The protest began at 12:30 p.m. on Beinecke Plaza, where several students shared their experiences with managing extracurricular activities and schoolwork while also earning enough money to fulfill Yale’s student income contribution requirement.

Yamile Lozano ’17 said she was not aware of Yale’s student income contribution policy before she applied to Yale. As a first-generation, low-income and minority student, Lozano said she had hoped to advance both herself and her family during her time at Yale, but the contribution prevented her from becoming financially independent in the way she had hoped to.

“I have to give up my time to make up the contribution,” Lozano said. “My talents are being wasted on the contribution.”

Another student, Sarah Swong ’15, spoke about what she described as a lack of economic and cultural diversity in her primary extracurricular, the Yale Symphony Orchestra. Condemning what she called “socioeconomically homogeneous” student organizations, Swong said she would like to see “a Yale that’s not divided by race and class.”

Students who are currently expected to contribute financially as part of their financial aid packages are less likely to join time-consuming extracurricular activities, Javier Cienfuegos ’15 said.

“It’s impossible to balance extracurriculars, work and school,” Cienfuegos said.

Posters containing the signatures were delivered to University President Peter Salovey, Dean of Undergraduate Admissions Jeremiah Quinlan and Director of Financial Aid Caesar Storlazzi, residential college masters and other top administrators.

According to Jesus Gutierrez ’16, who spoke at the protest, SUN organizers met in January 2015 with several residential college masters to request that they ask the administration to eliminate the student income contribution.

Tyler Blackmon ’16, a Yale College Council representative and columnist for the News, said that if Provost Benjamin Polak “actually walked out and talked to students, he might see that the two-Yale idea actually exists here.”

The protest comes roughly two months after the YCC presented a report to the Yale administration recommending greater clarity in financial aid letters and a short-term freeze on the student income contribution. The YCC report noted an increase in the self-help requirement from $2,600 in the 2009–10 academic year to its current level of $3,350.

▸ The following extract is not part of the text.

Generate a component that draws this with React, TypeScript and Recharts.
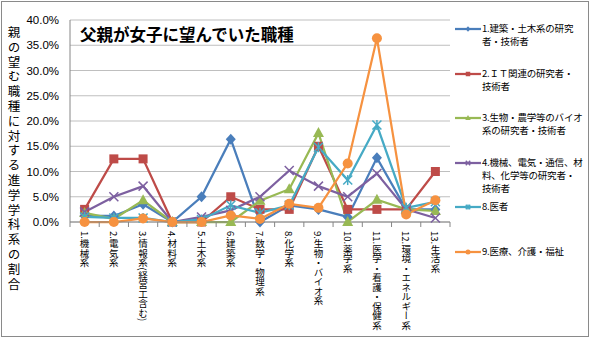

“There hasn’t been an articulated justification for why it’s been rising at such a precipitous rate,” YCC President Michael Herbert ’16 said.

Although the figures for student contribution have usually been announced over Spring Break, Herbert said the YCC told the administration that this practice is not transparent. It would be disappointing if the administration released next year’s expected student contribution figures during Spring Break, Herbert said.

None of the University administrators who received the signatures could be reached for comment.

This article has been updated to reflect the version published in print on March 2, 2015.